PROBLEM:
Report all lines from the entries below in which "with" appears.

(Stored items from a collection)
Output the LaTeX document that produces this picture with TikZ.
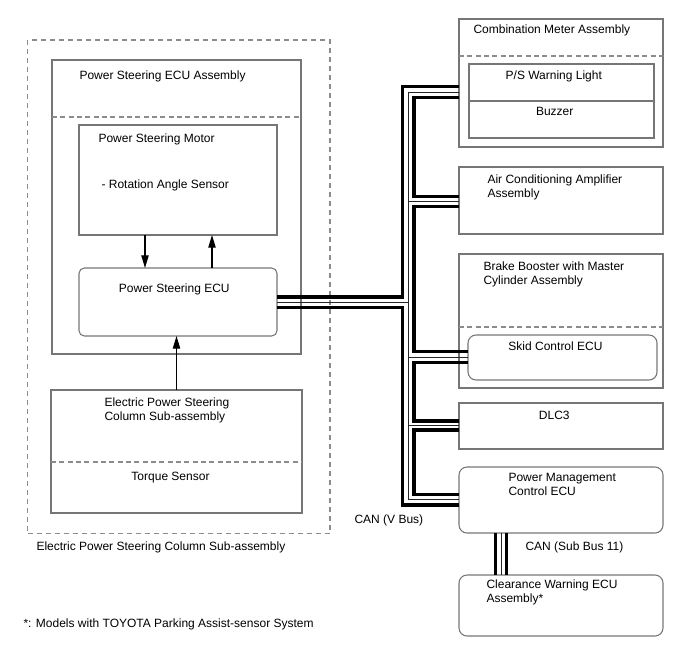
\documentclass[tikz,border=0pt]{standalone}
\usepackage{fontspec}
\setmainfont{Liberation Sans}
\usetikzlibrary{arrows.meta,positioning,fit,calc}
\definecolor{framegray}{RGB}{118,118,118}
\definecolor{dashgray}{RGB}{140,140,140}
\tikzset{
  every picture/.style={line width=0.8pt},
  unit/.style={draw=framegray, rectangle, inner sep=0pt, outer sep=0pt},
  ecu/.style={unit, rounded corners=6pt},
  grp/.style={draw=dashgray, dash pattern=on 3.75pt off 3pt, inner sep=0pt, outer sep=0pt},
  divline/.style={draw=dashgray, dash pattern=on 3.75pt off 2.5pt},
  lbl/.style={inner sep=0pt, align=left},
  bus/.style={line width=2.6pt, line cap=butt, line join=miter},
  wire/.style={line width=0.7pt, draw=black!85},
  sig/.style={line width=0.9pt, -{Triangle[length=9.5pt, width=5.5pt]}},
  every node/.style={font=\fontsize{9}{10.5}\selectfont}
}

\begin{document}
\begin{tikzpicture}[x=0.75pt, y=-0.75pt]
    \useasboundingbox (0,0) rectangle (688,658);

    \node [grp, fit={(27.7,40) (330,533.3)}] (eps) {};
    \node [unit, fit={(52,60) (301,354)}] (psasm) {};
    \node [unit, fit={(79,125) (277,235)}] (motor) {};
    \node [ecu, rounded corners=4pt, fit={(79,268) (277,336)}] (psecu) {};
    \node [unit, fit={(51,390) (302,513)}] (column) {};

    \node [unit, fit={(459,19) (663,147)}] (meter) {};
    \node [unit, fit={(469,64) (654,138)}] (warn) {};
    \node [unit, fit={(459,167) (663,234)}] (acamp) {};
    \node [unit, fit={(459,254) (663,388)}] (brake) {};
    \node [ecu, fit={(468,335) (657,380)}] (skid) {};
    \node [unit, fit={(459,403) (663,449)}] (dlc) {};
    \node [ecu, fit={(459,467) (663,533)}] (pmecu) {};
    \node [ecu, fit={(459,575) (663,636)}] (clear) {};

    \draw[divline] ([yshift=-42.75pt]psasm.north west) -- ([yshift=-42.75pt]psasm.north east);
    \draw[divline] ([yshift=-54pt]column.north west) -- ([yshift=-54pt]column.north east);
    \draw[divline] ([yshift=-27.75pt]meter.north west) -- ([yshift=-27.75pt]meter.north east);
    \draw[divline] ([yshift=-54.75pt]brake.north west) -- ([yshift=-54.75pt]brake.north east);
    \draw[framegray] ([yshift=-27.75pt]warn.north west) -- ([yshift=-27.75pt]warn.north east);

    \node [lbl, anchor=base west] (epsname) at (36,550.7) {Electric Power Steering Column Sub-assembly};
    \node [lbl, anchor=base west] (psasmname) at (79,79) {Power Steering ECU Assembly};
    \node [lbl, anchor=base west] (motorname) at (98,142.7) {Power Steering Motor};
    \node [lbl, anchor=base west] (rotname) at (101,188.7) {- Rotation Angle Sensor};
    \node [lbl, anchor=base] (psecuname) at (174.3,292.7) {Power Steering ECU};
    \node [lbl, anchor=base west] (columnname) at (104,420.7) {Electric Power Steering\\Column Sub-assembly};
    \node [lbl, anchor=base] (torquename) at (170.5,480.7) {Torque Sensor};
    \node [lbl, anchor=base west] (note) at (23,627.7) {*: Models with TOYOTA Parking Assist-sensor System};

    \node [lbl, anchor=base west] (metername) at (473,33.3) {Combination Meter Assembly};
    \node [lbl, anchor=base] (warnname) at (553.8,79) {P/S Warning Light};
    \node [lbl, anchor=base] (buzzname) at (554.7,115.7) {Buzzer};
    \node [lbl, anchor=base west] (acampname) at (487,197.3) {Air Conditioning Amplifier\\Assembly};
    \node [lbl, anchor=base west] (brakename) at (483,284) {Brake Booster with Master\\Cylinder Assembly};
    \node [lbl, anchor=base] (skidname) at (555.5,350) {Skid Control ECU};
    \node [lbl, anchor=base] (dlcname) at (554.3,419) {DLC3};
    \node [lbl, anchor=base west] (pmecuname) at (508,495.7) {Power Management\\Control ECU};
    \node [lbl, anchor=base west] (clearname) at (486,602) {Clearance Warning ECU\\Assembly*};
    \node [lbl, anchor=base west] (subbus) at (525,550) {CAN (Sub Bus 11)};
    \node [lbl, anchor=base west] (vbus) at (354,523.3) {CAN (V Bus)};

    \coordinate (a1) at (145,0);
    \coordinate (a2) at (212,0);
    \draw (motor.south -| a1) edge[sig] (psecu.north -| a1);
    \draw (psecu.north -| a2) edge[sig] (motor.south -| a2);
    \draw (column.north) edge[sig] (column.north |- psecu.south);

    \coordinate (o1) at (402.5,86.7);
    \coordinate (o2) at (402.5,297);
    \coordinate (o3) at (402.5,307.7);
    \coordinate (o4) at (402.5,505);
    \coordinate (i1) at (414,97.7);
    \coordinate (i2) at (414,196.7);
    \coordinate (i3) at (414,206.7);
    \coordinate (i4) at (414,351.3);
    \coordinate (i5) at (414,362.7);
    \coordinate (i6) at (414,421);
    \coordinate (i7) at (414,430);
    \coordinate (i8) at (414,494.3);
    \coordinate (m1) at (408.2,92.7);
    \coordinate (m2) at (408.2,499.5);
    \coordinate (m3) at (408.2,201.7);
    \coordinate (m4) at (408.2,302.3);
    \coordinate (m5) at (408.2,357);
    \coordinate (m6) at (408.2,425.5);

    \draw[bus] (meter.west |- o1) -- (o1) -- (o2) -- (psecu.east |- o2);
    \draw[bus] (psecu.east |- o3) -- (o3) -- (o4) -- (pmecu.west |- o4);
    \draw[bus] (meter.west |- i1) -- (i1) -- (i2) -- (acamp.west |- i2);
    \draw[bus] (acamp.west |- i3) -- (i3) -- (i4) -- (skid.west |- i4);
    \draw[bus] (skid.west |- i5) -- (i5) -- (i6) -- (dlc.west |- i6);
    \draw[bus] (dlc.west |- i7) -- (i7) -- (i8) -- (pmecu.west |- i8);

    \draw[wire] (meter.west |- m1) -- (m1) -- (m2) -- (pmecu.west |- m2);
    \draw[wire] (m3) -- (acamp.west |- m3);
    \draw[wire] (m4) -- (psecu.east |- m4);
    \draw[wire] (m5) -- (skid.west |- m5);
    \draw[wire] (m6) -- (dlc.west |- m6);

    \coordinate (s1) at (495.7,0);
    \coordinate (s2) at (501.2,0);
    \coordinate (s3) at (506.7,0);
    \draw[bus] (pmecu.south -| s1) -- (clear.north -| s1);
    \draw[bus] (pmecu.south -| s3) -- (clear.north -| s3);
    \draw[wire] (pmecu.south -| s2) -- (clear.north -| s2);
\end{tikzpicture}
\end{document}
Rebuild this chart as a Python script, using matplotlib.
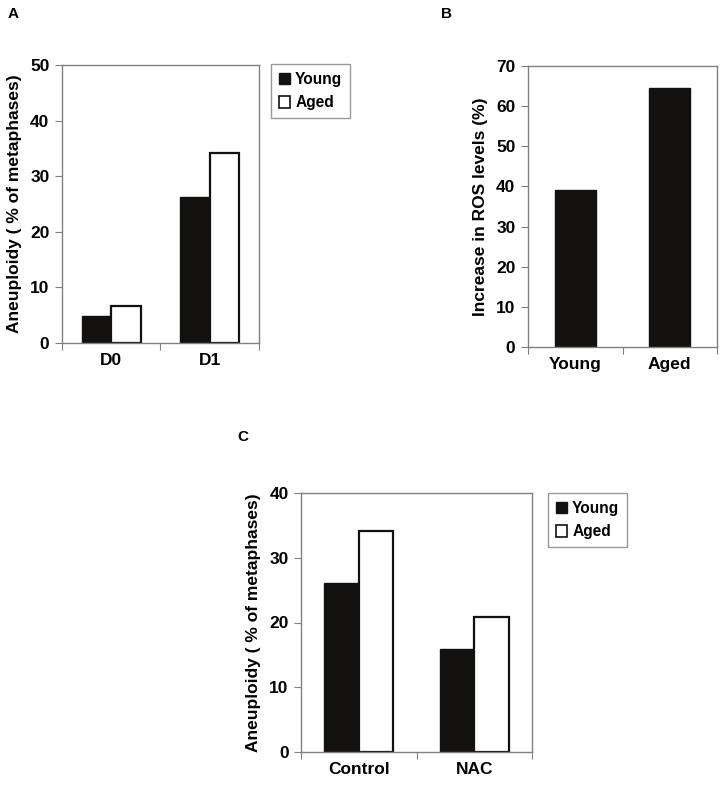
import matplotlib
matplotlib.use("Agg")
import matplotlib.pyplot as plt
from matplotlib.patches import Patch

plt.rcParams["font.family"] = ["Liberation Sans", "DejaVu Sans"]
plt.rcParams["font.weight"] = "bold"

# ── data ─────────────────────────────────────────────
groups_a = ["D0", "D1"]
young_a = [4.9, 26.3]
aged_a = [6.7, 34.2]

groups_b = ["Young", "Aged"]
ros_b = [39.0, 64.6]

groups_c = ["Control", "NAC"]
young_c = [26.1, 15.9]
aged_c = [34.1, 20.8]

W, H = 723, 787
FS = 12.5
fig = plt.figure(figsize=(W / 100, H / 100), dpi=100)

def px_axes(left, top, right, bottom):
    return fig.add_axes([left / W, 1 - bottom / H, (right - left) / W, (bottom - top) / H])

DARK = "#121110"
SPINE = "#808080"

def style(ax, n):
    for s in ax.spines.values():
        s.set_color(SPINE)
        s.set_linewidth(1.0)
    ax.set_xlim(-0.5, n - 0.5)
    ax.set_xticks([i - 0.5 for i in range(n + 1)])
    ax.set_xticklabels([])
    ax.set_xticks(range(n), minor=True)
    ax.tick_params(axis="x", which="major", length=5, color=SPINE, direction="out")
    ax.tick_params(axis="x", which="minor", length=0, labelsize=FS, pad=7)
    ax.tick_params(axis="y", length=5, color=SPINE, direction="out", labelsize=FS, pad=4)
    for t in ax.get_yticklabels():
        t.set_fontweight("bold")

def grouped(ax, groups, young, aged, width):
    x = range(len(groups))
    ax.bar([i - width / 2 for i in x], young, width, color=DARK, edgecolor=DARK, linewidth=1)
    ax.bar([i + width / 2 for i in x], aged, width, color="white", edgecolor=DARK, linewidth=1.6)
    ax.set_xticklabels(groups, minor=True, fontweight="bold")

def legend(ax, left, top):
    handles = [Patch(facecolor=DARK, edgecolor=DARK, label="Young"),
               Patch(facecolor="white", edgecolor=DARK, linewidth=1.2, label="Aged")]
    lg = fig.legend(handles=handles, loc="upper left",
                    bbox_to_anchor=(left / W, 1 - top / H), frameon=True, fancybox=False,
                    prop={"weight": "bold", "size": 11.2}, handlelength=0.75, handleheight=0.75,
                    handletextpad=0.3, borderpad=0.5, labelspacing=0.55, borderaxespad=0)
    lg.get_frame().set_edgecolor(SPINE)
    lg.get_frame().set_linewidth(1.0)

# ── Panel A ──────────────────────────────────────────
ax_a = px_axes(62, 65, 259, 343)
grouped(ax_a, groups_a, young_a, aged_a, 0.3)
ax_a.set_ylim(0, 50)
ax_a.set_yticks(range(0, 51, 10))
style(ax_a, 2)
ax_a.set_ylabel("Aneuploidy ( % of metaphases)", fontsize=FS, fontweight="bold", labelpad=6)
legend(ax_a, 271, 64)

# ── Panel B ──────────────────────────────────────────
ax_b = px_axes(528, 66, 717, 347)
ax_b.bar(range(len(groups_b)), ros_b, 0.43, color=DARK, edgecolor=DARK)
ax_b.set_ylim(0, 70)
ax_b.set_yticks(range(0, 71, 10))
style(ax_b, 2)
ax_b.set_xticklabels(groups_b, minor=True, fontweight="bold")
ax_b.set_ylabel("Increase in ROS levels (%)", fontsize=FS, fontweight="bold", labelpad=6)

# ── Panel C ──────────────────────────────────────────
ax_c = px_axes(301, 493, 532, 752)
grouped(ax_c, groups_c, young_c, aged_c, 0.3)
ax_c.set_ylim(0, 40)
ax_c.set_yticks(range(0, 41, 10))
style(ax_c, 2)
ax_c.set_ylabel("Aneuploidy ( % of metaphases)", fontsize=FS, fontweight="bold", labelpad=6)
legend(ax_c, 548, 493)

# panel letters
for lbl, x, y in [("A", 8, 14), ("B", 441, 14), ("C", 237, 437)]:
    fig.text(x / W, 1 - y / H, lbl, fontsize=11, fontweight="bold", va="center", ha="left")

fig.savefig("out.png", dpi=100, facecolor="white")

REPLY TO THE EXERCISE:
Output the LaTeX document that produces this picture with TikZ.
    \node [lbl, anchor=base west] (note) at (23,627.7) {*: Models with TOYOTA Parking Assist-sensor System};
    \node [lbl, anchor=base west] (brakename) at (483,284) {Brake Booster with Master\\Cylinder Assembly};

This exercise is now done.